Eating During Pregnancy (Part 2)

Drink Lots of Water

Your fluid needs increase during pregnancy, partly to keep pace with your burgeoning blood supply, most of which is water. Plain old H2O is your best bet for keeping up with the demand. Water also cools your body, moves nutrients and waste, prevents constipation, and provides a cushion for your baby. Drink at least eight 8-ounce cups of fluid a day.

A cup a day of coffee or other caffeinated beverages won’t hurt the baby, but it may dehydrate you. To find out whether you’re getting adequate fluids, check your urine: If it’s light yellow or clear, you’re drinking enough; if it’s dark yellow, drink more.
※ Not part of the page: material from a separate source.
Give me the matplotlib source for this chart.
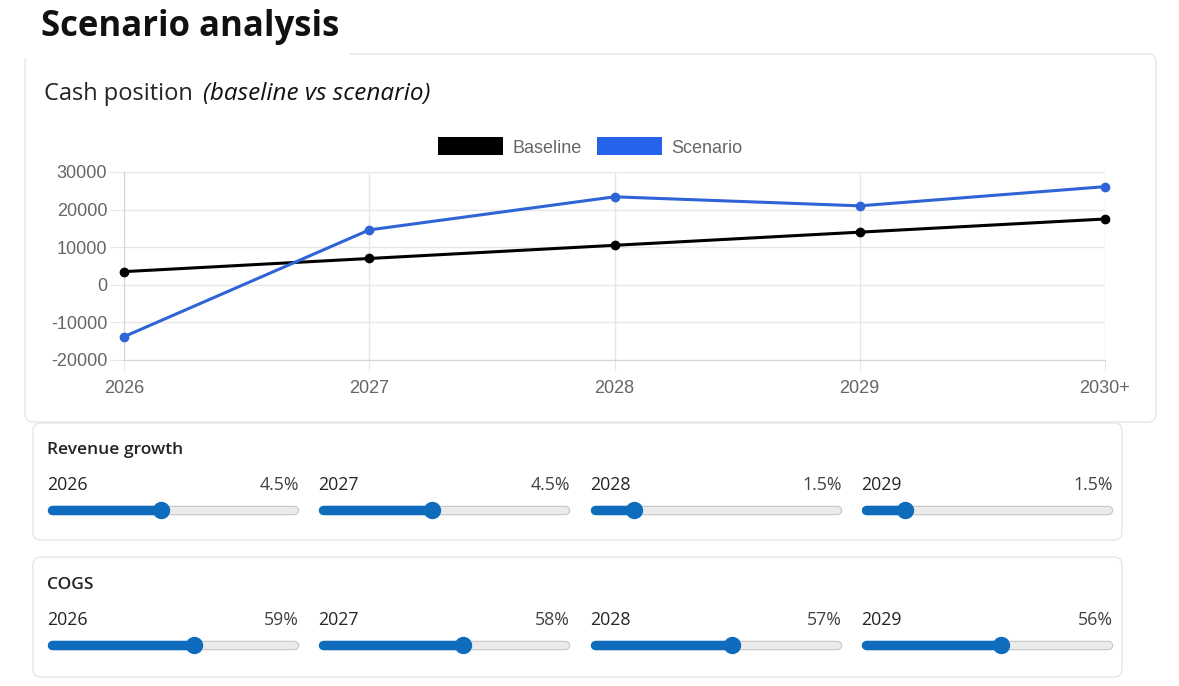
import matplotlib
matplotlib.use('Agg')
import matplotlib.pyplot as plt
from matplotlib.patches import FancyBboxPatch, Rectangle, Patch

W, H = 1179, 686

# chart data
years = ['2026', '2027', '2028', '2029', '2030+']
baseline = [3500, 7000, 10500, 14000, 17500]
scenario = [-13800, 14600, 23400, 21000, 26100]

# slider data
slider_years = ['2026', '2027', '2028', '2029']
revenue_growth = [4.5, 4.5, 1.5, 1.5]
revenue_range = (0, 10)
cogs = [59, 58, 57, 56]
cogs_range = (0, 100)

ui_font = 'Open Sans'
chart_font = 'Liberation Sans'
blue_line = '#2f64d6'
blue_box = '#2563eb'
slider_blue = '#0f6cbd'

plt.rcParams['axes.unicode_minus'] = False

fig = plt.figure(figsize=(W / 100, H / 100), dpi=100)


def px_rect(x0, y0, x1, y1):
    return [x0 / W, 1 - y1 / H, (x1 - x0) / W, (y1 - y0) / H]


# background layer in pixel units
bg = fig.add_axes([0, 0, 1, 1])
bg.set_xlim(0, W)
bg.set_ylim(H, 0)
bg.axis('off')


def card(x0, y0, x1, y1):
    bg.add_patch(FancyBboxPatch((x0, y0), x1 - x0, y1 - y0,
                                boxstyle='round,pad=0,rounding_size=8',
                                facecolor='white', edgecolor='#e6e6e6', lw=1))


card(25, 54, 1156, 422)
bg.add_patch(Rectangle((0, 0), 350, 58, facecolor='white', edgecolor='none'))
card(33, 423, 1122, 540)
card(33, 557, 1122, 677)

bg.text(41, 27, 'Scenario analysis', fontfamily=ui_font, fontweight='bold',
        fontsize=25, color='#111111', va='center')
bg.text(44, 94, 'Cash position', fontfamily=ui_font, fontsize=17,
        color='#242424', va='center')
bg.text(203, 94, '(baseline vs scenario)', fontfamily=ui_font, style='italic',
        fontsize=17.5, color='#111111', va='center')

# line chart
ax = fig.add_axes(px_rect(124, 172, 1105, 360))
x = range(len(years))
ax.plot(x, baseline, color='black', lw=2.2, marker='o', ms=6, clip_on=False, zorder=3)
ax.plot(x, scenario, color=blue_line, lw=2.2, marker='o', ms=6, clip_on=False, zorder=4)
ax.set_xlim(0, len(years) - 1)
ax.set_ylim(-20000, 30000)
ax.set_yticks(range(-20000, 30001, 10000))
ax.set_xticks(list(x), years)
ax.set_facecolor('none')
ax.grid(color='#e6e6e6', lw=1)
ax.set_axisbelow(True)
for s in ['top', 'right']:
    ax.spines[s].set_visible(False)
for s in ['left', 'bottom']:
    ax.spines[s].set_color('#d4d4d4')
ax.tick_params(axis='y', length=10, color='#e6e6e6', pad=2)
ax.tick_params(axis='x', length=8, color='#e6e6e6', pad=6.5)
for lab in ax.get_xticklabels() + ax.get_yticklabels():
    lab.set_fontfamily(chart_font)
    lab.set_fontsize(13)
    lab.set_color('#666666')

handles = [Patch(facecolor='black', label='Baseline'),
           Patch(facecolor=blue_box, label='Scenario')]
fig.legend(handles=handles, loc='center', ncol=2, frameon=False,
           bbox_to_anchor=(590 / W, 1 - 147 / H), bbox_transform=fig.transFigure,
           prop={'family': chart_font, 'size': 13}, labelcolor='#666666',
           handlelength=3.6, handleheight=1.15, handletextpad=0.5, columnspacing=0.85)

# sliders
col_x = [48, 319, 591, 862]
track_w = 250


def slider_row(title, title_y, values, vrange, fmt, label_y, track_y):
    bg.text(47, title_y, title, fontfamily=ui_font, fontweight='semibold',
            fontsize=12.5, color='#242424', va='center')
    vmin, vmax = vrange
    pad = (vmax - vmin) * 8 / (track_w - 16)
    for x0, yr, v in zip(col_x, slider_years, values):
        bg.text(x0 - 1, label_y, yr, fontfamily=ui_font, fontsize=12.8,
                color='#242424', va='center')
        bg.text(x0 + track_w + 1, label_y, fmt.format(v), fontfamily=ui_font,
                fontsize=12.8, color='#424242', va='center', ha='right')
        sax = fig.add_axes(px_rect(x0, track_y - 10, x0 + track_w, track_y + 10))
        sax.set_xlim(vmin - pad, vmax + pad)
        sax.set_ylim(-1, 1)
        sax.axis('off')
        ends = [vmin - pad / 2, vmax + pad / 2]
        sax.plot(ends, [0, 0], color='#c6c6c6', lw=6.8, solid_capstyle='round', clip_on=False)
        sax.plot(ends, [0, 0], color='#ebebeb', lw=5.2, solid_capstyle='round', clip_on=False)
        sax.plot([vmin - pad / 2, v], [0, 0], color=slider_blue, lw=6.8,
                 solid_capstyle='round', clip_on=False)
        sax.plot([v], [0], 'o', color=slider_blue, ms=11.5, clip_on=False)


slider_row('Revenue growth', 450, revenue_growth, revenue_range, '{:.1f}%', 485, 510)
slider_row('COGS', 585, cogs, cogs_range, '{:.0f}%', 620, 645)

fig.savefig('out.png', dpi=100)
VERY IMPORTANT:   THE INSTANCE WHERE YOU DO NOT ELIMINATE SODIUM…PREGNANCY.

Also, because the kidneys excrete salt actively during pregnancy, be sure to include a moderate amount of sodium in your diet, says Copel. Not consuming enough salt during pregnancy may actually predispose you to high blood pressure, and a lack of iodine can cause a form of mental retardation called cretinism in your child. Include some foods that contain sodium.

Double Up On Iron.

Iron helps produce hemoglobin (the part of the red blood cell that carries oxygen from the lungs to the tissues), which is vital to your baby’s growth. In your last trimester, the baby builds up iron reserves to last for four to six months after birth, until she starts eating iron-rich solid foods. “Fetuses are efficient parasites,” says Joshua A. Copel, M.D., a professor of obstetrics and gynecology and section chief of maternal fetal medicine at the Yale University School of Medicine. “If there’s not enough iron, the one who ends up deficient is the mother.”

A pregnant woman needs 30 milligrams (mg) of iron daily; many prenatal supplements meet this amount. Still, aim to eat iron-rich foods, such as meat, poultry, seafood, spinach, and potatoes with the skin. Increase your body’s iron absorption by eating vitamin C-rich foods (such as broccoli, peppers, or tomatoes) at the same time. Avoid coffee and tea with meals; they inhibit iron absorption. One downside: Iron may lead to constipation. For relief, eat high-fiber foods, such as fruits and vegetables.

Bone Up On Calcium

It builds your baby’s bones and teeth. If there’s not enough in your diet, the fetus will draw calcium from your bones, putting you at risk for osteoporosis later in life. You need a minimum of 1,000 mg a day.

Low-fat or nonfat milk is a great source (about 300 mg per serving), but there are many calcium-rich nondairy alternatives: calcium-fortified salmon (with the bones); and dark-green, leafy vegetables. If your doctor recommends taking a calcium supplement, steer clear of those made from bone meal or oyster shells, since they can contain dangerous levels of lead or other pollutants, and those with added vitamin D, an excess of which can harm the fetus. If you take both calcium and iron supplements, do so at different times of day, because they can interfere with each other’s absorption.

Beware the Bacteria Bearers

During pregnancy, avoid soft cheeses, such as Brie, Camembert, blue, and feta. They may harbor Listeria monocytogenes bacteria, which can lead to dangerous form of food poisoning called listeriosis. Pregnant women are about 20 times more likely than other adults to get listeriosis, which can cause miscarriage, premature delivery, stillbirth, and newborn infections. Also taboo: raw or undercooked meat, poultry, seafood, and eggs, as well as unpasteurized milk and juice. All can pass along food-borne illness.

Finally, be sure to store, handle and prepare foods properly; wash utensils, cutting boards and your hands thoroughly with soap and water; and replace your sponges and dishcloths frequently.